Find the lines of data that contain the string "Output", then list them.

+ + + +

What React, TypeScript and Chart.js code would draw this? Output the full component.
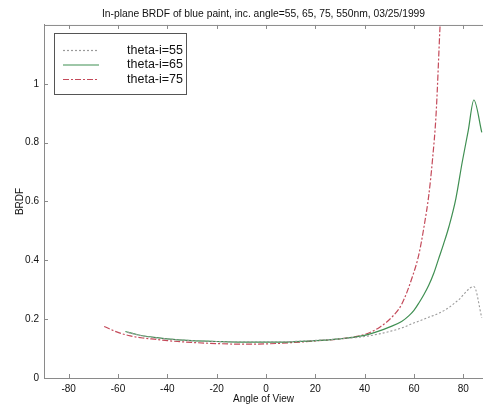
import React, { useEffect, useRef } from "react";
import { Chart, registerables } from "chart.js";

Chart.register(...registerables);

const titleText = "In-plane BRDF of blue paint, inc. angle=55, 65, 75, 550nm, 03/25/1999";
const xTickValues = [-80, -60, -40, -20, 0, 20, 40, 60, 80];
const yTickValues = [0, 0.2, 0.4, 0.6, 0.8, 1];
const seriesLabels = ["theta-i=55", "theta-i=65", "theta-i=75"];

const angles55 = [-56, -50, -40, -30, -20, -10, 0, 10, 20, 30, 40, 46, 50, 55, 59.4, 65, 72.8, 78, 84.3, 87.5];
const brdf55 = [0.155, 0.143, 0.133, 0.127, 0.124, 0.123, 0.123, 0.124, 0.128, 0.133, 0.141, 0.15, 0.158, 0.17, 0.185, 0.203, 0.232, 0.265, 0.311, 0.205];

const angles65 = [-57, -52, -48, -44, -40, -30, -20, -10, 0, 10, 20, 30, 40, 46, 50, 55, 58, 60, 62, 64, 66, 68, 70, 72, 74.2, 77, 79.6, 82, 84.3, 87.5];
const brdf65 = [0.158, 0.147, 0.141, 0.137, 0.133, 0.127, 0.124, 0.122, 0.122, 0.123, 0.127, 0.133, 0.145, 0.16, 0.173, 0.192, 0.212, 0.23, 0.255, 0.283, 0.315, 0.355, 0.405, 0.455, 0.515, 0.61, 0.735, 0.84, 0.945, 0.835];

const angles75 = [-65.6, -60, -55, -50, -44, -40, -30, -20, -10, 0, 10, 20, 30, 40, 46, 51.3, 55, 59.4, 62, 64.1, 66, 67.5, 69, 70.6, 71.5];
const brdf75 = [0.175, 0.155, 0.143, 0.136, 0.131, 0.127, 0.121, 0.117, 0.115, 0.116, 0.12, 0.126, 0.133, 0.148, 0.172, 0.209, 0.25, 0.345, 0.42, 0.515, 0.62, 0.74, 0.9, 1.2, 1.35];

const colors = ["#9a9a9a", "#3f8f52", "#c44a5a"];
const dashes = [[2, 2], [], [6, 2, 2, 2]];

const toPoints = (xs: number[], ys: number[]) => xs.map((x, i) => ({ x, y: ys[i] }));

const frameColor = "#8a8a8a";

const framePlugin = {
  id: "matlabFrame",
  afterDraw(chart: any) {
    const { ctx, chartArea, scales } = chart;
    const { left, right, top, bottom } = chartArea;
    ctx.save();
    ctx.strokeStyle = frameColor;
    ctx.lineWidth = 1;
    ctx.beginPath();
    ctx.moveTo(left, top + 0.5);
    ctx.lineTo(right, top + 0.5);
    ctx.stroke();
    const tl = 4;
    ctx.beginPath();
    for (const v of xTickValues) {
      const px = Math.round(scales.x.getPixelForValue(v)) + 0.5;
      ctx.moveTo(px, bottom);
      ctx.lineTo(px, bottom - tl);
      ctx.moveTo(px, top);
      ctx.lineTo(px, top + tl);
    }
    for (const v of yTickValues) {
      const py = Math.round(scales.y.getPixelForValue(v)) + 0.5;
      ctx.moveTo(left, py);
      ctx.lineTo(left + tl, py);
    }
    ctx.stroke();

    // legend box
    const bx = 54.5, by = 33.5, bw = 132, bh = 61;
    ctx.fillStyle = "#ffffff";
    ctx.fillRect(bx, by, bw, bh);
    ctx.strokeStyle = "#555555";
    ctx.strokeRect(bx, by, bw, bh);
    const rows = [50, 64.5, 79];
    ctx.font = "12.5px 'Liberation Sans', Arial, sans-serif";
    ctx.textAlign = "right";
    ctx.textBaseline = "middle";
    seriesLabels.forEach((lab, i) => {
      ctx.strokeStyle = colors[i];
      ctx.lineWidth = 1.2;
      ctx.setLineDash(dashes[i]);
      ctx.beginPath();
      ctx.moveTo(63, rows[i] + 0.5);
      ctx.lineTo(99, rows[i] + 0.5);
      ctx.stroke();
      ctx.setLineDash([]);
      ctx.fillStyle = "#111111";
      ctx.fillText(lab, 183, rows[i] + 0.5);
    });
    ctx.restore();
  },
};

export default function App() {
  const ref = useRef<HTMLCanvasElement | null>(null);
  useEffect(() => {
    if (!ref.current) return;
    const font = { family: "'Liberation Sans', Arial, sans-serif", size: 10 };
    const chart = new Chart(ref.current, {
      type: "line",
      data: {
        datasets: [
          { label: seriesLabels[0], data: toPoints(angles55, brdf55) },
          { label: seriesLabels[1], data: toPoints(angles65, brdf65) },
          { label: seriesLabels[2], data: toPoints(angles75, brdf75) },
        ].map((d, i) => ({
          ...d,
          borderColor: colors[i],
          backgroundColor: colors[i],
          borderDash: dashes[i],
          borderWidth: i === 0 ? 1.1 : 1.2,
          pointRadius: 0,
          fill: false,
          cubicInterpolationMode: "monotone" as const,
        })),
      },
      plugins: [framePlugin],
      options: {
        animation: false,
        responsive: false,
        layout: { padding: 0 },
        plugins: {
          legend: { display: false },
          tooltip: { enabled: false },
          title: {
            display: true,
            text: titleText,
            fullSize: false,
            color: "#111111",
            font: { family: "'Liberation Sans', Arial, sans-serif", size: 10.3, weight: "normal" },
            padding: { top: 7.5, bottom: 5.1 },
          },
        },
        scales: {
          x: {
            type: "linear",
            min: -90,
            max: 88,
            afterBuildTicks: (s: any) => {
              s.ticks = xTickValues.map((v) => ({ value: v }));
            },
            afterFit: (s: any) => {
              s.height = 30;
            },
            grid: { display: false, drawTicks: false },
            border: { display: true, color: frameColor, width: 1 },
            ticks: { color: "#111111", font, padding: 5, maxRotation: 0, callback: (v: any) => String(v) },
            title: { display: true, text: "Angle of View", color: "#111111", font, padding: { top: 0, bottom: 3 } },
          },
          y: {
            type: "linear",
            min: 0,
            max: 1.2,
            afterBuildTicks: (s: any) => {
              s.ticks = yTickValues.map((v) => ({ value: v }));
            },
            afterFit: (s: any) => {
              s.width = 44;
            },
            grid: { display: false, drawTicks: false },
            border: { display: true, color: frameColor, width: 1 },
            ticks: { color: "#111111", font, padding: 5, callback: (v: any) => String(v) },
            title: { display: true, text: "BRDF", color: "#111111", font, padding: { top: 14, bottom: 0 } },
          },
        },
      },
    });
    return () => chart.destroy();
  }, []);
  return (
    <div style={{ position: "absolute", left: 0, top: 0, width: 483, height: 408, background: "#fff" }}>
      <canvas ref={ref} width={483} height={408} style={{ display: "block" }} />
    </div>
  );
}
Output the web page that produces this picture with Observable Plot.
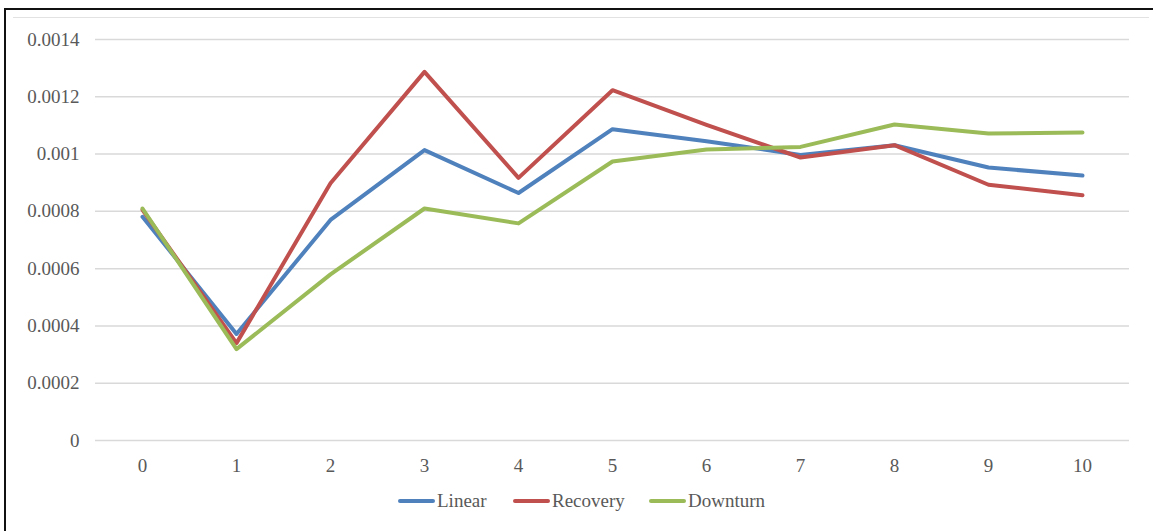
<!DOCTYPE html>
<html>
<head>
<meta charset="utf-8">
<script src="https://cdn.jsdelivr.net/npm/d3@7"></script>
<script src="https://cdn.jsdelivr.net/npm/@observablehq/plot@0.6"></script>
<style>
  html, body { margin: 0; padding: 0; background: #fff; }
  body { width: 1153px; height: 531px; position: relative; overflow: hidden; font-family: "Liberation Serif", "Times New Roman", serif; }
  #frameLeft { position: absolute; left: 4px; top: 8px; width: 2px; height: 523px; background: #111; }
  #frameTop { position: absolute; left: 4px; top: 8px; width: 1149px; height: 2px; background: #111; }
  #areaTop { position: absolute; left: 13px; top: 17px; width: 1136px; height: 1px; background: #e2e2e2; }
  #chart { position: absolute; left: 0; top: 0; }
  #legend { position: absolute; top: 488px; left: 0; width: 1153px; height: 26px; }
  .item { position: absolute; top: 0; display: flex; align-items: center; height: 26px; font-size: 19px; color: #595959; font-family: "Liberation Serif", "Times New Roman", serif; }
  .swatch { display: inline-block; width: 37px; height: 4px; border-radius: 2px; margin-right: 2px; }
</style>
</head>
<body>
<div id="frameLeft"></div>
<div id="frameTop"></div>
<div id="areaTop"></div>
<div id="chart"></div>
<div id="legend"></div>
<script>
const periods = [0, 1, 2, 3, 4, 5, 6, 7, 8, 9, 10];
const seriesNames = ["Linear", "Recovery", "Downturn"];
const seriesColors = ["#4F81BD", "#C0504D", "#9BBB59"];
const linear   = [0.000781, 0.000372, 0.000770, 0.001014, 0.000864, 0.001087, 0.001045, 0.000997, 0.001031, 0.000953, 0.000925];
const recovery = [0.000805, 0.000340, 0.000898, 0.001287, 0.000917, 0.001223, 0.001102, 0.000988, 0.001031, 0.000893, 0.000856];
const downturn = [0.000810, 0.000319, 0.000580, 0.000810, 0.000758, 0.000974, 0.001016, 0.001025, 0.001103, 0.001072, 0.001075];
const yTicks = [0, 0.0002, 0.0004, 0.0006, 0.0008, 0.001, 0.0012, 0.0014];
const yTickLabels = ["0", "0.0002", "0.0004", "0.0006", "0.0008", "0.001", "0.0012", "0.0014"];

const seriesValues = [linear, recovery, downturn];
const data = seriesNames.flatMap((name, s) =>
  periods.map((p, i) => ({period: p, value: seriesValues[s][i], series: name}))
);

const chart = Plot.plot({
  width: 1153,
  height: 480,
  marginLeft: 95,
  marginRight: 24,
  marginTop: 39,
  marginBottom: 40,
  style: {fontFamily: '"Liberation Serif", "Times New Roman", serif', fontSize: "19px", color: "#595959", background: "transparent"},
  x: {type: "point", domain: periods, padding: 0.5, label: null},
  y: {domain: [0, 0.0014], label: null},
  color: {domain: seriesNames, range: seriesColors},
  marks: [
    Plot.gridY(yTicks, {stroke: "#d9d9d9", strokeOpacity: 1, strokeWidth: 1.5}),
    Plot.axisY({ticks: yTicks, tickSize: 0, tickPadding: 16, tickFormat: (d) => yTickLabels[yTicks.indexOf(d)], fill: "#595959", fontSize: 19, label: null}),
    Plot.axisX({tickSize: 0, tickPadding: 18, fill: "#595959", fontSize: 19, label: null}),
    Plot.line(data, {x: "period", y: "value", z: "series", stroke: "series", strokeWidth: 4, strokeLinejoin: "round", strokeLinecap: "round"})
  ]
});
document.getElementById("chart").appendChild(chart);

const legendPos = [398, 513, 649];
const legend = document.getElementById("legend");
seriesNames.forEach((name, i) => {
  const item = document.createElement("div");
  item.className = "item";
  item.style.left = legendPos[i] + "px";
  const sw = document.createElement("span");
  sw.className = "swatch";
  sw.style.background = seriesColors[i];
  item.appendChild(sw);
  item.appendChild(document.createTextNode(name));
  legend.appendChild(item);
});
</script>
</body>
</html>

+ + + +

» Solution below
What React, TypeScript and Chart.js code would draw this? Output the full component.
Output the web page that produces this picture with Observable Plot.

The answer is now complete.